▶ _WHAT TO DO_
Retype each line exactly. Skip images.

--- START OF RAW DATA ---

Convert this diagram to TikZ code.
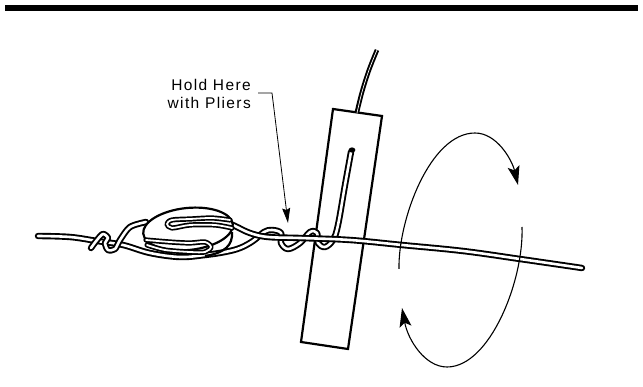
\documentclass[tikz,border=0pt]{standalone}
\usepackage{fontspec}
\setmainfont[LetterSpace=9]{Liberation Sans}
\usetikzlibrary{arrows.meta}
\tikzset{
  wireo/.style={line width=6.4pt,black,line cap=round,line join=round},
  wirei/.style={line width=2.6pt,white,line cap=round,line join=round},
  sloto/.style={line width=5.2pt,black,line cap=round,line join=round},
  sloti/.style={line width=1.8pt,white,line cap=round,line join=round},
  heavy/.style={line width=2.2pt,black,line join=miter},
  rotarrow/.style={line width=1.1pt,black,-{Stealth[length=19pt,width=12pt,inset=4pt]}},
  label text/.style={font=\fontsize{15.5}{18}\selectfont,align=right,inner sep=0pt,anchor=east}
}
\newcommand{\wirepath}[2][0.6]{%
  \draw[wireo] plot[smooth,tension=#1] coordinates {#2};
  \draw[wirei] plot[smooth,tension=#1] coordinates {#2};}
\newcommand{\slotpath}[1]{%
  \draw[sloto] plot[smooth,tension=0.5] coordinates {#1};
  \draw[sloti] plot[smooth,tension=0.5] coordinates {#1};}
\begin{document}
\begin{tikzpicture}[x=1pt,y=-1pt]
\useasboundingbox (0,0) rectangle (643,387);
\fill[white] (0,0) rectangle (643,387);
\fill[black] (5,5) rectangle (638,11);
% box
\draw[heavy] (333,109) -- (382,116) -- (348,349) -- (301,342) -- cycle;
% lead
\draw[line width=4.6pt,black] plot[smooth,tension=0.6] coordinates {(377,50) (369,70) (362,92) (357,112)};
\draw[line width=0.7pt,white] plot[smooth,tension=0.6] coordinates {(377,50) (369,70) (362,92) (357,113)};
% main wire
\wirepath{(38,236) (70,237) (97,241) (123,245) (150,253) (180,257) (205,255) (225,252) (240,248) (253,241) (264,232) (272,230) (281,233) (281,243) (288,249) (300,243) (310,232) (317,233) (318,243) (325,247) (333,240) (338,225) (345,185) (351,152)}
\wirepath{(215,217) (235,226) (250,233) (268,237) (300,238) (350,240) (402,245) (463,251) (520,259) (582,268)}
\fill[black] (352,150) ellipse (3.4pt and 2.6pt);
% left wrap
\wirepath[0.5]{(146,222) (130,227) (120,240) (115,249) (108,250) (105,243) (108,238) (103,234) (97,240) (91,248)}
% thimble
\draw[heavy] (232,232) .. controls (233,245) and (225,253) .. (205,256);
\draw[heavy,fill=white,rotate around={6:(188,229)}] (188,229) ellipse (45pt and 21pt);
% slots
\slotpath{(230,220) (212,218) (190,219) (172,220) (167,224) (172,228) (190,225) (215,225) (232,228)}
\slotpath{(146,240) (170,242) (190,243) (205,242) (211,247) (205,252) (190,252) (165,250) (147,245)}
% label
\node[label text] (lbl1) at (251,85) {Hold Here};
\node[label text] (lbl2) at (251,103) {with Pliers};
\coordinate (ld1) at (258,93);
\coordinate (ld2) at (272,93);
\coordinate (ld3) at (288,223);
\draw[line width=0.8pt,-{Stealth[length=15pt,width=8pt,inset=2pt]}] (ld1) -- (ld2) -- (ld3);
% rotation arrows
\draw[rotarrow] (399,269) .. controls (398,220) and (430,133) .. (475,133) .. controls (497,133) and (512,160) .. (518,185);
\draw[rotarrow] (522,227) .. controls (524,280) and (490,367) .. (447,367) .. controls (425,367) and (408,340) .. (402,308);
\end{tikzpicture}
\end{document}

--- END OF RAW DATA ---

▶ _EXPECTED ANSWER_
Convert this diagram to TikZ code.
\documentclass[tikz,border=0pt]{standalone}
\usepackage{fontspec}
\setmainfont[LetterSpace=9]{Liberation Sans}
\usetikzlibrary{arrows.meta}
\tikzset{
  wireo/.style={line width=6.4pt,black,line cap=round,line join=round},
  wirei/.style={line width=2.6pt,white,line cap=round,line join=round},
  sloto/.style={line width=5.2pt,black,line cap=round,line join=round},
  sloti/.style={line width=1.8pt,white,line cap=round,line join=round},
  heavy/.style={line width=2.2pt,black,line join=miter},
  rotarrow/.style={line width=1.1pt,black,-{Stealth[length=19pt,width=12pt,inset=4pt]}},
  label text/.style={font=\fontsize{15.5}{18}\selectfont,align=right,inner sep=0pt,anchor=east}
}
\newcommand{\wirepath}[2][0.6]{%
  \draw[wireo] plot[smooth,tension=#1] coordinates {#2};
  \draw[wirei] plot[smooth,tension=#1] coordinates {#2};}
\newcommand{\slotpath}[1]{%
  \draw[sloto] plot[smooth,tension=0.5] coordinates {#1};
  \draw[sloti] plot[smooth,tension=0.5] coordinates {#1};}
\begin{document}
\begin{tikzpicture}[x=1pt,y=-1pt]
\useasboundingbox (0,0) rectangle (643,387);
\fill[white] (0,0) rectangle (643,387);
\fill[black] (5,5) rectangle (638,11);
% box
\draw[heavy] (333,109) -- (382,116) -- (348,349) -- (301,342) -- cycle;
% lead
\draw[line width=4.6pt,black] plot[smooth,tension=0.6] coordinates {(377,50) (369,70) (362,92) (357,112)};
\draw[line width=0.7pt,white] plot[smooth,tension=0.6] coordinates {(377,50) (369,70) (362,92) (357,113)};
% main wire
\wirepath{(38,236) (70,237) (97,241) (123,245) (150,253) (180,257) (205,255) (225,252) (240,248) (253,241) (264,232) (272,230) (281,233) (281,243) (288,249) (300,243) (310,232) (317,233) (318,243) (325,247) (333,240) (338,225) (345,185) (351,152)}
\wirepath{(215,217) (235,226) (250,233) (268,237) (300,238) (350,240) (402,245) (463,251) (520,259) (582,268)}
\fill[black] (352,150) ellipse (3.4pt and 2.6pt);
% left wrap
\wirepath[0.5]{(146,222) (130,227) (120,240) (115,249) (108,250) (105,243) (108,238) (103,234) (97,240) (91,248)}
% thimble
\draw[heavy] (232,232) .. controls (233,245) and (225,253) .. (205,256);
\draw[heavy,fill=white,rotate around={6:(188,229)}] (188,229) ellipse (45pt and 21pt);
% slots
\slotpath{(230,220) (212,218) (190,219) (172,220) (167,224) (172,228) (190,225) (215,225) (232,228)}
\slotpath{(146,240) (170,242) (190,243) (205,242) (211,247) (205,252) (190,252) (165,250) (147,245)}
% label
\node[label text] (lbl1) at (251,85) {Hold Here};
\node[label text] (lbl2) at (251,103) {with Pliers};
\coordinate (ld1) at (258,93);
\coordinate (ld2) at (272,93);
\coordinate (ld3) at (288,223);
\draw[line width=0.8pt,-{Stealth[length=15pt,width=8pt,inset=2pt]}] (ld1) -- (ld2) -- (ld3);
% rotation arrows
\draw[rotarrow] (399,269) .. controls (398,220) and (430,133) .. (475,133) .. controls (497,133) and (512,160) .. (518,185);
\draw[rotarrow] (522,227) .. controls (524,280) and (490,367) .. (447,367) .. controls (425,367) and (408,340) .. (402,308);
\end{tikzpicture}
\end{document}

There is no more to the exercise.